This year’s CVPR conference featured over two thousand papers. We parsed these papers to find some of the emerging themes in the computer vision field, and discovered three standout trends.

Transformers gain traction over CNNS

When transformers first entered the AI space in 2017, they were used primarily for language translation use cases, but they were soon adapted for multiple NLP tasks. In 2020, the paper An image is worth 16x16 words introduced vision transformers, and in 2021, a vision transformer was shown to be better than CNNs at image classification. CVPR 2022 introduced more work on vision transformers.

Scaling Vision Transformers is a study from the same group at Google Brain that introduced vision transformers in 2020. This work trains a transformer with two billion parameters, getting 90.45% top-1 accuracy on ImageNet and performing exceptionally well on few-shot transfer learning. Other papers like Deformable Video Transformer and Voxel Set Transformer: A Set-to-Set Approach to 3D Object Detection from Point Clouds introduce transformers to new modalities in computer vision such as video and 3D data.

Neural radiance fields (NeRFs) take over 3D rendering

Neural Radiance Fields, or NeRFs, were introduced in 2020. At CVPR 2022, there were over 50 papers on radiance fields, and NeRFs now represent a valuable technique for anyone interested in volume rendering, view synthesis, and the state of the art in 3D rendering in general.

NeRF in the Wild shows how radiance fields can be used to create 3D representations using only unstructured datasets of in-the-wild photographs. The paper shows how this technique can even be used to capture varied lighting and transient occlusions. D-NeRF: Neural Radiance Fields for Dynamic Scenes introduces a variance on the NeRF technique that enables an algorithm to create 3D representations of scenes from photographs that show movement, rather than just static objects.

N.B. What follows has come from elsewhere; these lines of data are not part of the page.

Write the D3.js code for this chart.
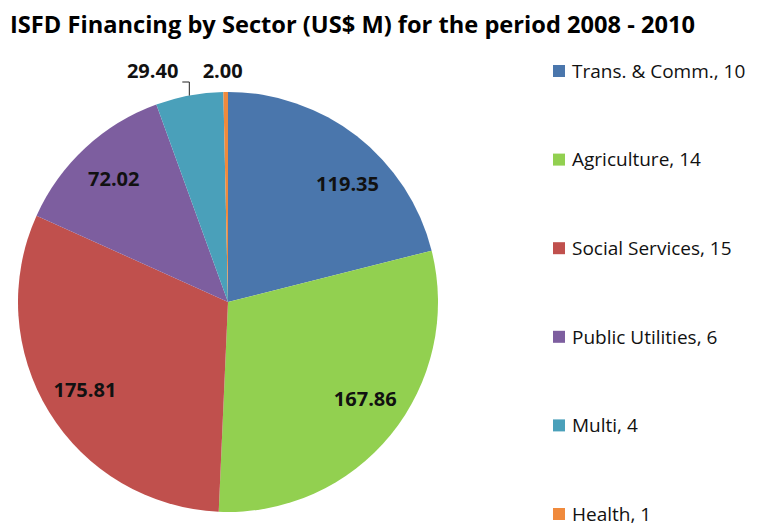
<!DOCTYPE html>
<html>
<head>
<meta charset="utf-8">
<script src="https://cdn.jsdelivr.net/npm/d3@7"></script>
<style>
  body { margin: 0; background: #fff; }
  svg { display: block; }
</style>
</head>
<body>
<div id="chart"></div>
<script>
// Sector data (US$ M) and number of projects
const sectors = ["Trans. & Comm.", "Agriculture", "Social Services", "Public Utilities", "Multi", "Health"];
const amounts = [119.35, 167.86, 175.81, 72.02, 29.40, 2.00];
const projects = [10, 14, 15, 6, 4, 1];
const colors = ["#4A76AC", "#92D050", "#C0504D", "#7D5E9F", "#4AA0BA", "#F08A3C"];

const width = 765, height = 523;
const cx = 228, cy = 302, radius = 210;

const svg = d3.select("#chart")
    .append("svg")
    .attr("width", width)
    .attr("height", height);

// Title
svg.append("text")
    .attr("x", 10)
    .attr("y", 33)
    .attr("textLength", 685)
    .attr("lengthAdjust", "spacingAndGlyphs")
    .style("font-family", "'Open Sans', sans-serif")
    .style("font-weight", "bold")
    .style("font-size", "23px")
    .style("fill", "#000")
    .text("ISFD Financing by Sector (US$ M) for the period 2008 - 2010");

const data = sectors.map((s, i) => ({ name: s, value: amounts[i], count: projects[i], color: colors[i] }));

const pie = d3.pie()
    .sort(null)
    .value(d => d.value);

const arcs = pie(data);

const arc = d3.arc()
    .innerRadius(0)
    .outerRadius(radius);

const pieGroup = svg.append("g")
    .attr("transform", `translate(${cx},${cy})`);

pieGroup.selectAll("path")
    .data(arcs)
    .enter()
    .append("path")
    .attr("d", arc)
    .style("fill", d => d.data.color);

// Labels inside the big slices, outside for the thin ones
const labelStyle = sel => sel
    .style("font-family", "'Open Sans', sans-serif")
    .style("font-weight", "bold")
    .style("font-size", "20px")
    .style("fill", "#111");

// Excel "best fit" pushes a couple of labels off the middle angle a little
const angleNudge = { "Trans. & Comm.": 0.13, "Agriculture": -0.07 };

arcs.forEach(d => {
    const mid = (d.startAngle + d.endAngle) / 2 + (angleNudge[d.data.name] || 0);
    const label = d.data.value.toFixed(2);
    if (d.endAngle - d.startAngle > 0.5) {
        const r = radius * 0.8;
        pieGroup.append("text")
            .attr("x", r * Math.sin(mid))
            .attr("y", -r * Math.cos(mid))
            .attr("dy", "0.36em")
            .attr("text-anchor", "middle")
            .call(labelStyle)
            .text(label);
    } else if (d.endAngle - d.startAngle > 0.1) {
        // leader line from the rim up and left to the label
        const x0 = radius * Math.sin(mid), y0 = -radius * Math.cos(mid);
        const yl = -radius - 10;
        pieGroup.append("path")
            .attr("d", `M${x0},${y0}L${x0},${yl}L${x0 - 7},${yl}`)
            .style("fill", "none")
            .style("stroke", "#222")
            .style("stroke-width", 1);
        pieGroup.append("text")
            .attr("x", x0 - 11)
            .attr("y", yl - 11)
            .attr("dy", "0.36em")
            .attr("text-anchor", "end")
            .call(labelStyle)
            .text(label);
    } else {
        pieGroup.append("text")
            .attr("x", radius * Math.sin(mid) - 3)
            .attr("y", -radius - 21)
            .attr("dy", "0.36em")
            .attr("text-anchor", "middle")
            .call(labelStyle)
            .text(label);
    }
});

// Legend
const legendY = d3.scaleLinear()
    .domain([0, data.length - 1])
    .range([71, 514]);

const legend = svg.append("g")
    .selectAll("g")
    .data(data)
    .enter()
    .append("g")
    .attr("transform", (d, i) => `translate(553,${legendY(i)})`);

legend.append("rect")
    .attr("x", 0)
    .attr("y", -6)
    .attr("width", 12)
    .attr("height", 12)
    .style("fill", d => d.color);

legend.append("text")
    .attr("x", 19)
    .attr("y", 0)
    .attr("dy", "0.36em")
    .style("font-family", "'Open Sans', sans-serif")
    .style("font-size", "19px")
    .style("fill", "#111")
    .text(d => `${d.name}, ${d.count}`);
</script>
</body>
</html>
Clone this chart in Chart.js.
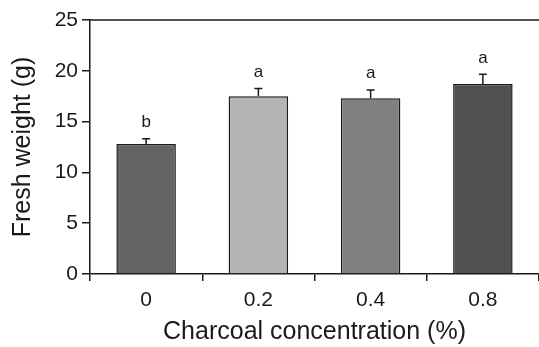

Transfer learning becomes a canonical technique

Several papers at CVPR 2022 show that transfer learning — the practice of taking a model trained on a broader or similar use case to the task at hand and fine-tuning it for one’s requirements — is a successful technique for computer vision cases. A paper evaluating both CNNs and transformers trained via transfer learning shows that transformers carried high performance from ImageNet classification into downstream tasks better than a similar CNN. Robust Fine-Tuning of Zero-Shot Models introduces a simple and effective method for improving robustness during the fine-tuning process: assembling the weights of the zero-shot and fine-tuned models.

Other papers worth noting from CVPR 2022 include:

  • Pointly-Supervised Instance Segmentation: This paper shows how to get to 94-98% of the fully supervised performance of mask R-CNN by annotating only a bounding box and ten random points with in/out labels instead of drawing the whole mask. This approach has the potential of introducing significant savings in labeling time and cost for segmentation problems.
  • Estimating Example Difficulty using Variance of Gradients: This study compares gradients between different epochs in a training pass to find “difficult” examples in a training set — examples that are noisy during neural network convergence. By looking at what different images do in subsequent snapshots, ML engineers can figure out which ones will be trivial representatives of a class and which ones will be closer to corner cases.
  • Hierarchical Nearest Neighbor Graph Embedding for Efficient Dimensionality Reduction: This paper introduces H-NNE, a new dimensionality reduction method. The study shows that it takes less than six minutes to project over a million embeddings. The resulting projects could be an alternative to methods like t-SNE or UMAP, with performance over an order of magnitude better.

We enjoyed meeting with customers, partners, and AI practitioners at CVPR 2022, and look forward to supporting their endeavors to build better, faster computer vision AI.